— Мне пришлось идти на уступки. Ты представляешь, каково это мне, идти на уступки Игорю Козыреву, чтобы тебя не арестовали?! Маленький урод, ты хоть понимаешь, как много для тебя делают, неблагодарная тварь?!
Бэккер уже и забыл, как любит переломный момент восприятия: мальчишка осознает бессмысленность наивных желаний добра, любви и понимания от мамы, а мужчина надевает упрямость и смело адаптируется, так сказать, живет вопреки, ибо другой жизни у него толком и нет. Это женщина так умело заразила его целым сгустком болезней: не просто ощущение — знание собственной никчемности, искажающее восприятие одиночества в огромном мире. Мире, где он чужой и ненужный, где если и есть ошибка, то это он, сам Бэккер, само его существование — не более чем помеха для всех остальных. Если и есть человек ничтожный и ненужный, то это он, нежеланный сын. Пока большинство жило яркой жизнью юных лет, он же плыл по течению, не высовывался, смиренно принимал любое наказание и оскорбление, веруя с подачи матери в законность любой жестокости в его адрес. Ребенок не заслуживает таких родителей.
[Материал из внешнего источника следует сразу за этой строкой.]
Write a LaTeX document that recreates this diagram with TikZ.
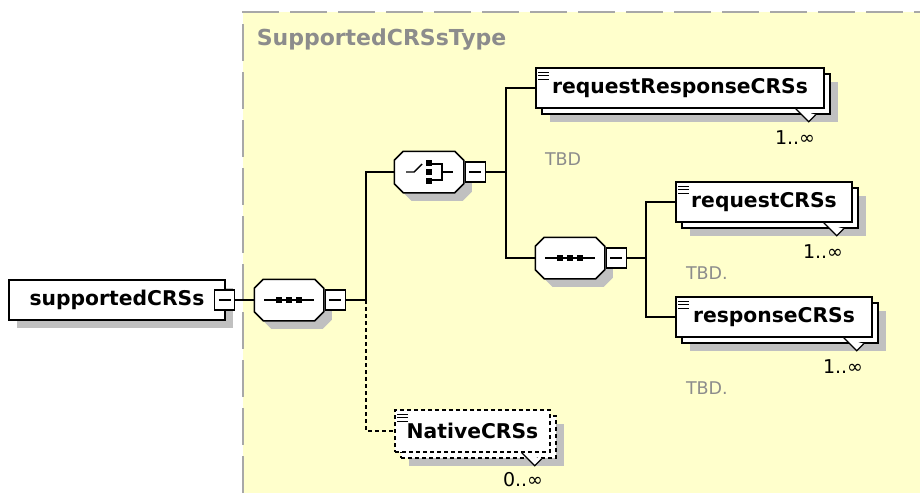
\documentclass[tikz,border=0pt]{standalone}
\usepackage{fontspec}
\setmainfont{DejaVu Sans}
\usetikzlibrary{positioning,shadows}
\definecolor{bgyellow}{HTML}{FFFFCC}
\definecolor{shadowgrey}{HTML}{C0C0C0}
\definecolor{textgrey}{HTML}{8C8C8C}
\definecolor{bordergrey}{HTML}{A8A8A8}
\newcommand\manymark[1]{%
  \draw[fill=white, line width=1.2pt] ([xshift=-29pt]#1.south east) -- ++(13,13) -- ++(7,-7);}
% octagon behind a group node, with its shadow
\newcommand\groupbox[1]{%
  \fill[shadowgrey, transform canvas={xshift=8pt, yshift=-8pt}]
    ([xshift=9pt]#1.north west) -- ([xshift=-9pt]#1.north east) -- ([yshift=-9pt]#1.north east)
    -- ([yshift=9pt]#1.south east) -- ([xshift=-9pt]#1.south east) -- ([xshift=9pt]#1.south west)
    -- ([yshift=9pt]#1.south west) -- ([yshift=-9pt]#1.north west) -- cycle;
  \draw[fill=white]
    ([xshift=9pt]#1.north west) -- ([xshift=-9pt]#1.north east) -- ([yshift=-9pt]#1.north east)
    -- ([yshift=9pt]#1.south east) -- ([xshift=-9pt]#1.south east) -- ([xshift=9pt]#1.south west)
    -- ([yshift=9pt]#1.south west) -- ([yshift=-9pt]#1.north west) -- cycle;}
\newcommand\seqmark[1]{%
  \groupbox{#1}
  \draw[line width=1.4pt] ([xshift=-25pt]#1.center) -- ([xshift=25pt]#1.center);
  \foreach \dx in {-10,0,10}
    \fill ([xshift=\dx pt]#1.center) +(-3pt,-3pt) rectangle +(3pt,3pt);}
\newcommand\choicemark[1]{%
  \groupbox{#1}
  \draw[line width=1.4pt] ([xshift=-23pt]#1.center) -- ([xshift=-15pt]#1.center) -- ([xshift=-7pt, yshift=8pt]#1.center);
  \foreach \dy in {-9,0,9}
    \fill ([yshift=\dy pt]#1.center) +(-3pt,-3pt) rectangle +(3pt,3pt);
  \draw[line width=1.4pt] ([yshift=8pt]#1.center) -| ([xshift=13pt, yshift=-8pt]#1.center) -- ([yshift=-8pt]#1.center);
  \draw[line width=1.4pt] ([xshift=13pt]#1.center) -- ([xshift=24pt]#1.center);}
\begin{document}
\begin{tikzpicture}
    [x=1pt, y=-1pt, line width=1.5pt,
    typetitle/.style={font=\bfseries\fontsize{22}{24}\selectfont, text=textgrey, anchor=west, inner sep=0pt},
    elem/.style={draw, fill=white, inner sep=0pt, minimum height=40pt,
      font=\bfseries\fontsize{20.3}{22}\selectfont},
    single/.style={elem, drop shadow={shadow xshift=8pt, shadow yshift=-8pt,
      fill=shadowgrey, opacity=1, draw=none}},
    multi/.style={elem, drop shadow={shadow xshift=14pt, shadow yshift=-14pt,
      fill=shadowgrey, opacity=1, draw=none},
      copy shadow={shadow xshift=6pt, shadow yshift=-6pt},
      path picture={\foreach \dy in {4,7.5,11}
        \draw[solid, black, line width=0.9pt] ([xshift=2pt, yshift=-\dy pt]path picture bounding box.north west) -- ++(11pt,0pt);}},
    group/.style={inner sep=0pt, minimum width=68pt, minimum height=40pt},
    minusbox/.style={draw, fill=white, minimum size=20pt, inner sep=0pt, line width=1.2pt,
      path picture={\draw[line width=1.2pt] ([xshift=4pt]path picture bounding box.west)
        -- ([xshift=-4pt]path picture bounding box.east);}},
    num/.style={font=\fontsize{19}{21}\selectfont, inner sep=0pt},
    doc/.style={font=\fontsize{17.5}{19}\selectfont, text=textgrey, inner sep=0pt},
    optional/.style={dashed, dash pattern=on 4pt off 3pt}]
  \useasboundingbox (0,0) rectangle (920,493);
  \fill[bgyellow] (243,12) rectangle (920,493);
  \draw[bordergrey, line width=2pt, dash pattern=on 37pt off 11pt] (243,493) -- (243,12) -- (920,12);
  \node[typetitle] (ttl) at (256,40) {SupportedCRSsType};

  % root element and first sequence
  \node[single, minimum width=216pt] (sc) at (117,300) {supportedCRSs};
  \node[minusbox] (scmin) at ([xshift=-1pt]sc.east) {};
  \node[group] (seqa) at (289,300) {};
  \seqmark{seqa}
  \node[minusbox, right=1pt of seqa] (seqamin) {};
  \coordinate (ja) at (366,300);

  % choice
  \node[group] (cho) at (429,172) {};
  \choicemark{cho}
  \node[minusbox, right=1pt of cho] (chomin) {};
  \coordinate (jb) at (506,172);
  \node[multi, minimum width=288pt] (rrc) at (680,88) {requestResponseCRSs};
  \manymark{rrc}
  \node[num, below left=21pt and 9pt of rrc.south east] (rrcnum) {1..∞};
  \node[doc, below right=43pt and 9pt of rrc.south west] (rrcdoc) {TBD};

  % second sequence
  \node[group] (seqb) at (570,258) {};
  \seqmark{seqb}
  \node[minusbox, right=1pt of seqb] (seqbmin) {};
  \coordinate (jc) at (646,258);
  \node[multi, minimum width=176pt] (rqc) at (764,202) {requestCRSs};
  \manymark{rqc}
  \node[num, below left=21pt and 9pt of rqc.south east] (rqcnum) {1..∞};
  \node[doc, below right=43pt and 10pt of rqc.south west] (rqcdoc) {TBD.};
  \node[multi, minimum width=196pt] (rsc) at (774,317) {responseCRSs};
  \manymark{rsc}
  \node[num, below left=21pt and 9pt of rsc.south east] (rscnum) {1..∞};
  \node[doc, below right=43pt and 10pt of rsc.south west] (rscdoc) {TBD.};

  % optional element
  \node[multi, optional, minimum width=155pt, minimum height=42pt] (nat) at (472.5,431) {NativeCRSs};
  \manymark{nat}
  \node[num, below left=19pt and 7pt of nat.south east] (natnum) {0..∞};

  % connectors
  \draw (scmin.east) -- (seqa.west);
  \draw (seqamin.east) -- (ja) |- (cho.west);
  \draw[optional] (ja) |- (nat.west);
  \draw (chomin.east) -- (jb) |- (rrc.west);
  \draw (jb) |- (seqb.west);
  \draw (seqbmin.east) -- (jc) |- (rqc.west);
  \draw (jc) |- (rsc.west);
\end{tikzpicture}
\end{document}
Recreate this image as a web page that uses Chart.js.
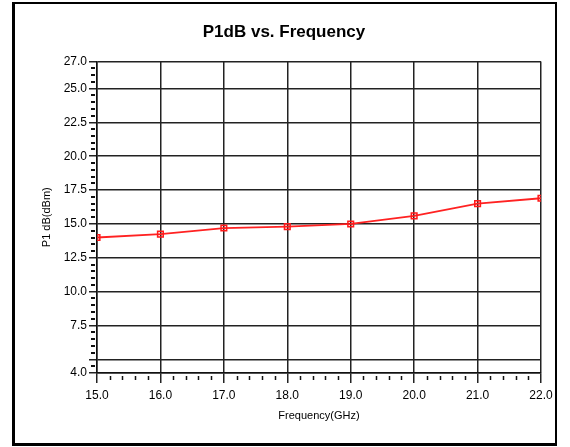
<!DOCTYPE html>
<html>
<head>
<meta charset="utf-8">
<script src="https://cdn.jsdelivr.net/npm/chart.js@4"></script>
<style>
  html, body { margin: 0; padding: 0; background: #fff; }
  canvas { display: block; }
</style>
</head>
<body>
<canvas id="p1dbChart" width="570" height="447"></canvas>
<script>
const frequencies = [15, 16, 17, 18, 19, 20, 21, 22];
const p1dbValues = [14.0, 14.25, 14.7, 14.8, 15.0, 15.6, 16.5, 16.9];
const xTicks = [15, 16, 17, 18, 19, 20, 21, 22];
const yTicks = [4, 5, 7.5, 10, 12.5, 15, 17.5, 20, 22.5, 25, 27];
const yHiddenLabels = [5];

const FONT = "'Liberation Sans', Arial, sans-serif";

// white background + outer frame
const framePlugin = {
  id: "frame",
  beforeDraw(chart) {
    const ctx = chart.ctx;
    ctx.save();
    ctx.fillStyle = "#fff";
    ctx.fillRect(0, 0, chart.width, chart.height);
    ctx.fillStyle = "#000";
    ctx.fillRect(12, 2, 545, 2);      // top
    ctx.fillRect(555, 2, 2, 444);     // right
    ctx.fillRect(12, 2, 3, 444);      // left
    ctx.fillRect(12, 443, 545, 3);    // bottom
    ctx.restore();
  }
};

// small minor tick marks outside the plot
const minorTicks = {
  id: "minorTicks",
  afterDraw(chart) {
    const ctx = chart.ctx;
    const xs = chart.scales.x, ys = chart.scales.y;
    ctx.save();
    ctx.strokeStyle = "#111";
    ctx.lineWidth = 2;
    ctx.beginPath();
    for (let i = 8; i <= 54; i++) {
      const v = i / 2;
      if (yTicks.includes(v)) continue;
      const py = Math.round(ys.getPixelForValue(v));
      ctx.moveTo(ys.right - 6, py);
      ctx.lineTo(ys.right - 2, py);
    }
    ctx.stroke();
    ctx.lineWidth = 1.5;
    ctx.beginPath();
    for (let i = 0; i <= 35; i++) {
      const v = 15 + i / 5;
      if (Number.isInteger(Math.round(v * 1000) / 1000)) continue;
      const px = Math.round(xs.getPixelForValue(v)) + 0.5;
      ctx.moveTo(px, xs.top + 3);
      ctx.lineTo(px, xs.top + 7);
    }
    ctx.stroke();
    ctx.restore();
  }
};

new Chart(document.getElementById("p1dbChart"), {
  type: "line",
  data: {
    datasets: [{
      label: "P1dB",
      data: frequencies.map((f, i) => ({ x: f, y: p1dbValues[i] })),
      borderColor: "#ff2222",
      borderWidth: 1.8,
      backgroundColor: "rgba(255,0,0,0.12)",
      pointStyle: "rect",
      pointRadius: 4,
      pointBorderWidth: 1.5,
      pointBorderColor: "#ff1a1a",
      tension: 0
    }]
  },
  options: {
    responsive: false,
    animation: false,
    layout: { padding: { left: 27, right: 29, top: 0, bottom: 19 } },
    plugins: {
      legend: { display: false },
      tooltip: { enabled: false },
      title: {
        display: true,
        text: "P1dB vs. Frequency",
        color: "#000",
        font: { family: FONT, size: 17, weight: "bold" },
        padding: { top: 22, bottom: 19 }
      }
    },
    scales: {
      x: {
        type: "linear",
        min: 15,
        max: 22,
        afterBuildTicks: s => { s.ticks = xTicks.map(v => ({ value: v })); },
        afterFit: s => { s.height = 55; },
        grid: { color: "#222", lineWidth: 1.5, tickLength: 10 },
        border: { color: "#111", width: 1.5 },
        ticks: {
          color: "#000",
          font: { family: FONT, size: 12 },
          padding: 5,
          maxRotation: 0,
          callback: v => Number(v).toFixed(1)
        },
        title: {
          display: true,
          text: "Frequency(GHz)",
          color: "#000",
          font: { family: FONT, size: 11 },
          padding: { top: 0, bottom: 5 }
        }
      },
      y: {
        type: "linear",
        min: 4,
        max: 27,
        afterBuildTicks: s => { s.ticks = yTicks.map(v => ({ value: v })); },
        afterFit: s => { s.width = 70; },
        grid: { color: "#222", lineWidth: 1.5, tickLength: 8 },
        border: { color: "#111", width: 1.5 },
        ticks: {
          color: "#000",
          font: { family: FONT, size: 12 },
          padding: 2,
          callback: v => yHiddenLabels.includes(v) ? "" : Number(v).toFixed(1)
        },
        title: {
          display: true,
          text: "P1 dB(dBm)",
          color: "#000",
          font: { family: FONT, size: 11 },
          padding: { top: 13, bottom: 0 }
        }
      }
    }
  },
  plugins: [framePlugin, minorTicks]
});
</script>
</body>
</html>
— Ты еще и плачешь? Какой же ты бракованный! Стыд! Не сын — брак! Стоило тебя в детский дом сдать, а то и вовсе не рожать! Надеюсь, этого хотя бы не видит никто! Да что ты все молчишь! Что, опять думаешь, плохая мать, да? Неблагодарный урод. Когда не нужно, так дерзости у тебя на всех хватит, а как отвечать за свою никчемность, так сразу мы вспоминаем про учтивость! Бракованный урод!
Как же ему хочется накричать на нее… Заткнуть эту фальшивую, наглую и злобную женщину, чья обида на весь мир не имеет ни основания, ни решения. Многие на его глазах проявляли опаску перед ней, доказывая успешно брошенную пыль в глаза. Еще в детстве, сам того не заметив, Бэккер научился презирать ее, молча, но так, чтобы она видела это. Когда реакция была запущена, довести ее до истерики не составляло труда, чем он порой злоупотреблял. Он ненавидел себя за это. Но защитный механизм позволял считать ее просто соседкой или же нянечкой, чья любовь к бутылке все-таки имеет натянутое, но обоснование. Но сейчас ему трудно исполнять этот сценарий. Столько пережитого, а он не может открыться своей матери, которой ему так сейчас не хватает. Хотя он и не знает скрываемого за статусом хорошей мамы поведения. Ему просто не хватает любви и тепла, заботы и понимания… не хватает самого обычного человеческого отношения. Но кричать в яростном, так и жаждущем свободы порыве он сейчас не будет по причине заботы о самом себе. Сорваться и вывалить на нее всю боль и обвинить в неправдивом отношении к себе — это сделает лишь ей одолжение. Все придется держать в себе: одиночество, боль, стыд, злость, обиду… правду.
— Значит, так, маленький позор семьи, чудом избежавший статуса выкидыша! Сейчас ты извинишься перед Игорем Козыревым, потом отправишься обратно, сюда, на Опус.
Залитое злобой неестественное лицо этой женщины никак на него не влияло. Громкий и неровный голос ее был не более чем привычным шумом. Любое его слово будет воспринято агрессивно и неразумно. Все как и всегда, закрепил Бэккер привычный итог. Вернуться на Опус… Это наглое требование ранило больше всего. Потому что он не вернется на Опус ни при каких обстоятельствах, даже если придется пойти на немыслимое. Ниже в глазах матери падать некуда.